Bigfoot, Unicorn and Job Creators

With a political system that operates as a public auction, should we really be surprised, whoever wins, when the highest bidders get precisely the kind of government they want?
This post was published on the now-closed HuffPost Contributor platform. Contributors control their own work and posted freely to our site. If you need to flag this entry as abusive, send us an email.

Occasionally glimpsed in the mists of Republican political fantasy is the Utopia of the job creators. Allegedly populated by an imaginary race of free market entrepreneurs, we are urged to understand they toil endlessly, morning, noon and night, scheming to create a quality job for each and every one of us. Alas, malicious tax collectors and bureaucratic regulators intent on crushing prosperity and full employment repeatedly and cruelly foil their well-intentioned plans.

As cherished as corporate CEOs are in the Republican creed, these job creators must not be American capitalists. Most of us understand how capitalism really works: maximize your earnings and minimize your payroll. Jobs are merely the incidental inconvenience that accompanies business success. Profit is the goal, workers the means. Whenever possible, job creators seem to strive for the indentured servitude of minimum wage, zero benefit employment. These workers can then be left to purchase their own health care, fund their own retirement plans and save college tuition for their kids from the ample dollars left over after paying for rent, utilities and food. Simple enough at $15,000 dollars a year, right? The job creators fuzzy math allows them to sleep with a clear conscience. When competitive, professional job skills are needed, employers carefully weigh the advantages of moving these high cost positions off shore where programmers and engineers can be had for $50 dollars a day. That's just smart business. Corporations may be people, but there's nothing that requires these legal fictions to be good citizens.
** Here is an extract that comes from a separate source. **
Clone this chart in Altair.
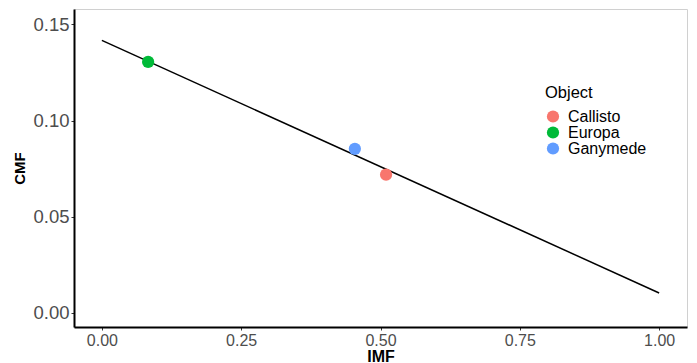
import altair as alt
import pandas as pd

objects = ["Callisto", "Europa", "Ganymede"]
imf = [0.51, 0.083, 0.454]
cmf = [0.0719, 0.1305, 0.0853]

line_imf = [0.0, 1.0]
line_cmf = [0.1417, 0.0104]

colors = ["#F8766D", "#00BA38", "#619CFF"]

pts = pd.DataFrame({"Object": objects, "IMF": imf, "CMF": cmf})
ln = pd.DataFrame({"IMF": line_imf, "CMF": line_cmf})

FONT = "Liberation Sans"

xscale = alt.Scale(domain=[-0.05, 1.05], nice=False, zero=False)
yscale = alt.Scale(domain=[-0.0073, 0.158], nice=False, zero=False)

xaxis = alt.Axis(values=[0, 0.25, 0.5, 0.75, 1.0], format=".2f", title="IMF",
                 grid=False, domainColor="black", domainWidth=2, tickColor="#333333",
                 tickSize=3, labelColor="#4d4d4d", labelFontSize=16, labelPadding=2,
                 titleFontSize=16, titleFontWeight="bold", titleColor="black",
                 titleY=34, titleBaseline="alphabetic",
                 labelFont=FONT, titleFont=FONT)
yaxis = alt.Axis(values=[0, 0.05, 0.10, 0.15], format=".2f", title="CMF",
                 grid=False, domainColor="black", domainWidth=2, tickColor="#333333",
                 tickSize=3, labelColor="#4d4d4d", labelFontSize=18.5, labelPadding=2,
                 titleFontSize=15, titleFontWeight="bold", titleColor="black",
                 titleX=-54.5, titleY=159, titleAngle=270, titleBaseline="middle",
                 titleAlign="center",
                 labelFont=FONT, titleFont=FONT)

line = alt.Chart(ln).mark_line(color="black", strokeWidth=1.5).encode(
    x=alt.X("IMF:Q", scale=xscale, axis=xaxis),
    y=alt.Y("CMF:Q", scale=yscale, axis=yaxis),
)

points = alt.Chart(pts).mark_circle(size=150, opacity=1).encode(
    x=alt.X("IMF:Q", scale=xscale, axis=xaxis),
    y=alt.Y("CMF:Q", scale=yscale, axis=yaxis),
    color=alt.Color("Object:N", scale=alt.Scale(domain=objects, range=colors),
                    legend=alt.Legend(title="Object", orient="none", legendX=471, legendY=76,
                                      titleFontSize=16.5, titleFontWeight="normal", titleColor="black",
                                      labelFontSize=16, labelColor="black", symbolSize=150,
                                      symbolType="circle", rowPadding=-0.5, titlePadding=7,
                                      labelOffset=7, padding=0,
                                      titleFont=FONT, labelFont=FONT)),
)

chart = alt.layer(line, points).properties(
    width=613, height=318,
    autosize=alt.AutoSizeParams(type="none"),
    padding={"left": 66, "top": 1, "right": 2, "bottom": 36},
).configure_view(stroke="#d0d0d0", strokeWidth=1)

chart.save("out.html", embed_options={"renderer": "svg", "actions": False})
To the contrary, they would be derelict in their fiduciary duty to shareholders if they didn't place profits before people. True, there are exceptions -- employers who truly appreciate the contributions of their workers. But, in the final analysis, the bottom line drives employment decisions even for the most decent companies. American businesses are earning record profits, sitting on a trillion dollars in cash and hiring a bare handful of workers each month. Is it possible the deployment of a hyperactive, regulatory army is the real cause of so much misery? Or, is it more likely that an executive pay system, which rewarded CEOs with salaries six or 10 times the earnings of a worker just 30 years ago, and now shovels windfalls two and three hundred times greater than rank and file earnings to our captains of industry, plays a role? Just asking?

It hardly inspires confidence in the job creators when tales of corporate corruption begin to crowd rape and murder off the front page. Hardly a week goes by without the discovery of yet another outrage. Financiers manipulate rates, hock bogus securities, loot hedge funds and weasel out of their contracts -- and, when found out, have their hands vigorously slapped by those predatory regulators. Predictably, their thefts have grown so large that someone has had to pony up. That someone always seems to be the taxpayer, whether it was the Savings and Loan scandal of 20 years ago, or the more recent mortgage fiascos of 2008. You don't have to belong to the TEA Party to cry, "No more bailouts!" Let them all fail. How much worse could it be?

But, I digress. With a political system that operates as a public auction, should we really be surprised, whoever wins, when the highest bidders get precisely the kind of government they want? The job creators who are writing million dollar checks to Super PACs aren't doing it because they want to enable good government. Rather, they're investing early to assure themselves a sympathetic ear in government later. Too bad if that ear proves deaf to the plight of the job seekers. Go creators! Rah! Rah!